New Fireplace Inserts Are More Efficient, Carbon Friendly and Make a Fashion Statement

One of the things that I miss the most about my twelve years living out in the country is my fireplace. There’s really nothing to compare to a warm and cozy fire on a cold and snowy night. I did have a couple of mishaps though. Being a city fella growing up, I knew next to nothing about making a fire or maintaining a fireplace. I knew that you had to open the damper and clean them out every so often, but that was about it. The old Civil War era house in the city that I grew up in actually had a fireplace in every room of the house (except the bathroom) but they had long been bricked over.

The first house in the country had one of those free standing metal fireplaces, the ones that were popular way back in the fifties. It was triangular in shape and had a thin piece of metal stovepipe that ran straight up through the ceiling. For the first few weeks everything went fine. The only problem that I had was the wood was a little green and the fire was hard to start using just newspapers. So I would go to the store and buy charcoal lighter, give the logs a good dousing and it would light without any problem. It was getting a little bit expensive using all of that lighter fluid so I got the bright idea of buying a gallon of kerosene and using that because it was a lot cheaper. The only problem was I didn’t know that kerosene had a lot more “firepower” than the charcoal lighter fluid.

After giving the logs a good dousing, I threw a match in there and “Whooosh.” It was something just short of a major explosion. Suddenly I had more fire than I had bargained for, though luckily it stayed in the firebox. After a few minutes the room became unbearably warm and the ceiling started to smoke. I had one hand on the fire extinguisher and another on the phone before it finally died down. After that I still used the kerosene but in much smaller amounts.

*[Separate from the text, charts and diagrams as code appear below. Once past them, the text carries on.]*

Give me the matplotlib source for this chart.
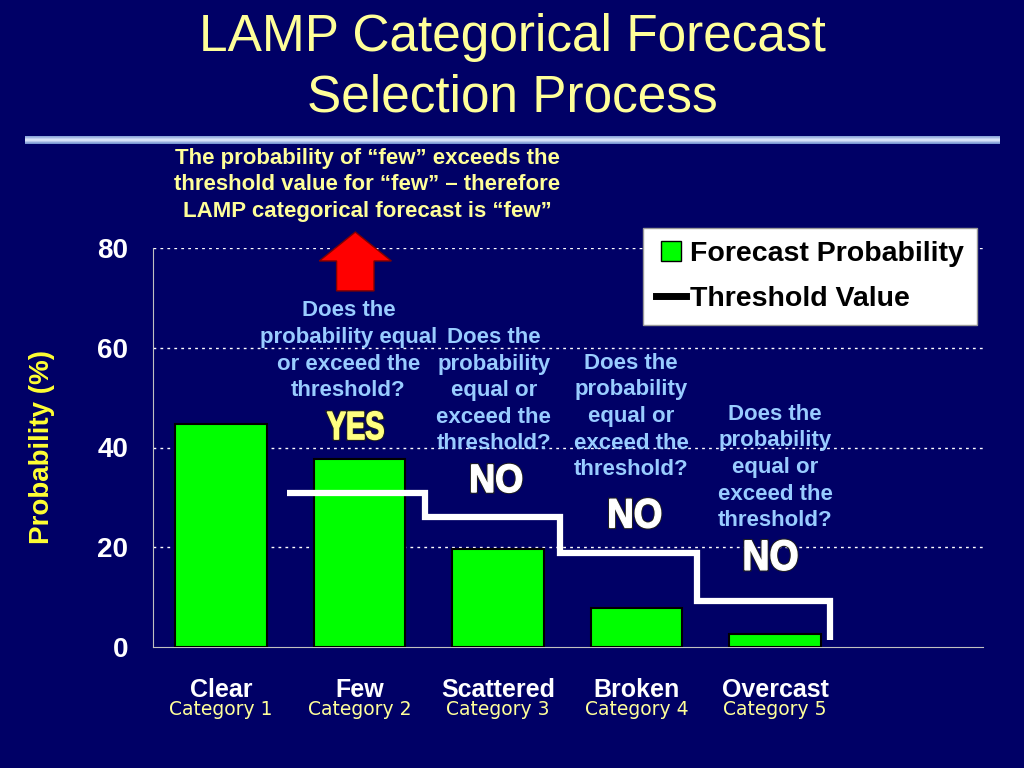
import numpy as np
import matplotlib
matplotlib.use('Agg')
import matplotlib.pyplot as plt
from matplotlib.lines import Line2D
from matplotlib.patches import FancyArrow, PathPatch
from matplotlib.textpath import TextPath
from matplotlib.font_manager import FontProperties
from matplotlib.transforms import Affine2D, IdentityTransform
from matplotlib.colors import LinearSegmentedColormap
import matplotlib.patheffects as pe

plt.rcParams['font.family'] = ['Liberation Sans', 'DejaVu Sans']

categories = ['Clear', 'Few', 'Scattered', 'Broken', 'Overcast']
cat_numbers = ['Category 1', 'Category 2', 'Category 3', 'Category 4', 'Category 5']
probability = [44.8, 37.6, 19.6, 7.8, 2.6]
# threshold values for Few .. Overcast, last value is where the line ends
thresholds = [30.8, 26.0, 18.8, 9.2]
threshold_end = 1.4
step_edges = [0.48, 1.473, 2.448, 3.437, 4.397]
yticks = [0, 20, 40, 60, 80]

questions = ['Does the\nprobability equal\nor exceed the\nthreshold?',
             'Does the\nprobability\nequal or\nexceed the\nthreshold?',
             'Does the\nprobability\nequal or\nexceed the\nthreshold?',
             'Does the\nprobability\nequal or\nexceed the\nthreshold?']
answers = ['YES', 'NO', 'NO', 'NO']

bg = '#000066'
fig = plt.figure(figsize=(10.24, 7.68), dpi=100, facecolor=bg)
ax = fig.add_axes([153/1024, 1-647/768, (983-153)/1024, (647-248)/768])
ax.set_facecolor(bg)

x = np.arange(len(categories))
ax.bar(x, probability, width=0.66, color='#00FF00', edgecolor='black', linewidth=1.5, zorder=3)

# threshold step line
sx, sy = [], []
for i, t in enumerate(thresholds):
    sx += [step_edges[i], step_edges[i+1]]
    sy += [t, t]
sx.append(step_edges[-1])
sy.append(threshold_end)
ax.plot(sx, sy, color='white', lw=4.5, solid_joinstyle='miter', solid_capstyle='butt', zorder=4)

ax.set_xlim(-0.49, 5.5)
ax.set_ylim(0, 80)
ax.set_yticks(yticks)
ax.set_yticklabels([str(v) for v in yticks], color='white', fontsize=20, fontweight='bold')
ax.set_xticks(x)
ax.set_xticklabels(categories, color='white', fontsize=18, fontweight='bold')
ax.tick_params(axis='y', length=0, pad=18)
ax.tick_params(axis='x', length=0, pad=22)
for v in yticks[1:]:
    ax.axhline(v, color='white', lw=1, ls=(0, (2, 3)), zorder=1)
for s in ['top', 'right']:
    ax.spines[s].set_visible(False)
ax.spines['left'].set_color('#c0c0c0')
ax.spines['bottom'].set_color('#c0c0c0')

for i, c in enumerate(cat_numbers):
    ax.text(i, -12.6, c, ha='center', va='center', color='#FFFF99', fontsize=13.5,
            family='DejaVu Sans')

ax.set_ylabel('Probability (%)', color='#FFFF33', fontsize=20, fontweight='bold', labelpad=30)

# questions
q_pos = [(0.92, 59.4), (1.97, 51.4), (2.96, 46.2), (4.0, 36.0)]
for q, (qx, qy) in zip(questions, q_pos):
    ax.text(qx, qy, q, ha='center', va='center', color='#99CCFF', fontsize=16,
            fontweight='bold', linespacing=1.35, zorder=5)

# tall narrow YES / NO answers
def tall_text(s, cx, cy, w, h, color):
    tp = TextPath((0, 0), s, size=1, prop=FontProperties(family='Liberation Sans', weight='bold'))
    ext = tp.get_extents()
    px, py = ax.transData.transform((cx, cy))
    tr = (Affine2D().translate(-ext.x0 - ext.width / 2, -ext.y0 - ext.height / 2)
          .scale(w / ext.width, h / ext.height).translate(px, py))
    patch = PathPatch(tr.transform_path(tp), transform=IdentityTransform(),
                      facecolor=color, edgecolor=color, lw=1.0, zorder=6,
                      path_effects=[pe.Stroke(linewidth=2.4, foreground='#202020'), pe.Normal()])
    fig.add_artist(patch)

a_pos = [(0.97, 44.4), (1.99, 33.8), (2.99, 26.8), (3.97, 18.4)]
a_size = [(56, 28), (50, 28), (51, 29), (52, 30)]
a_col = ['#FFFF80', 'white', 'white', 'white']
for a, (cx, cy), (w, h), c in zip(answers, a_pos, a_size, a_col):
    tall_text(a, cx, cy, w, h, c)

# red arrow pointing up at Few
arrow = FancyArrow(0.97, 71.4, 0, 11.8, width=0.27, head_width=0.52, head_length=5.8,
                   length_includes_head=True, facecolor='#FF0000', edgecolor='#800000',
                   lw=1, clip_on=False, zorder=5)
ax.add_patch(arrow)

# legend
handles = [Line2D([], [], marker='s', ls='none', markersize=14, markerfacecolor='#00FF00',
                  markeredgecolor='black'),
           Line2D([], [], color='black', lw=5)]
leg = fig.legend(handles, ['Forecast Probability', 'Threshold Value'],
                 loc='upper right', bbox_to_anchor=(977/1024, 1-228/768),
                 fancybox=False, framealpha=1, facecolor='white', edgecolor='#999999',
                 prop={'size': 20.5, 'weight': 'bold'}, handlelength=1.05, handletextpad=0.15,
                 labelspacing=0.68, borderpad=0.45, borderaxespad=0)
for t in leg.get_texts():
    t.set_color('black')

# title
fig.text(0.5, 1-38/768, 'LAMP Categorical Forecast', ha='center', va='center',
         color='#FFFF99', fontsize=37)
fig.text(0.5, 1-98/768, 'Selection Process', ha='center', va='center',
         color='#FFFF99', fontsize=37)

# separator bar with gradient
bar_ax = fig.add_axes([25/1024, 1-144/768, 975/1024, 8/768])
grad = np.array([[0.55], [0.8], [0.95], [0.75], [0.45]])
cmap = LinearSegmentedColormap.from_list('b', ['#2050b0', '#e8f0ff'])
bar_ax.imshow(grad, aspect='auto', cmap=cmap, vmin=0, vmax=1)
bar_ax.axis('off')

fig.text(367/1024, 1-185/768,
         'The probability of \u201cfew\u201d exceeds the\nthreshold value for \u201cfew\u201d \u2013 therefore\nLAMP categorical forecast is \u201cfew\u201d',
         ha='center', va='center', color='#FFFF99', fontsize=16, fontweight='bold',
         linespacing=1.32)

fig.savefig('out.png', dpi=100, facecolor=bg)
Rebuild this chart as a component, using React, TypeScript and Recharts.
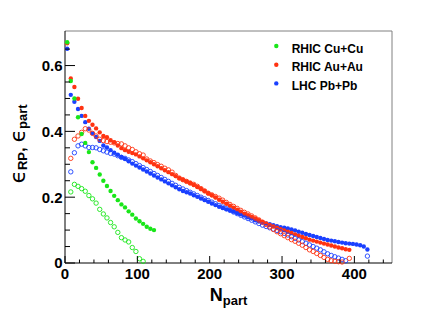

Fireplaces have come a long way from when I tried to incinerate myself. According to an story in the St. Louis Post Dispatch (www.stltoday.com) wood burning fireplaces are being replaced by more efficient gas inserts that go into your existing fireplace and act like a mini furnace, much more efficient in reducing your heating bills. The only problem with these is that they are pretty expensive. Some can cost nearly $4,000 with installation.

The inserts of today are different from the old traditional gas logs that really don’t look real. One has a single swirling flame that rises up in a clear glass column. Pellet stoves are also a “hot” item this year. Pellet stoves burn small compressed wood pellets that are about $3-$5 for a 40-pound bag that will burn for about 24 hours. Many of the more expensive ones are made from soapstone, which really holds in the heat and makes them one of the most efficient and carbon-friendly stoves on the market.

With all fireplaces be sure to practice safety. Have them cleaned and inspected once a year and make sure you have a smoke alarm and carbon monoxide detector in proper working order. And throw away the kerosene.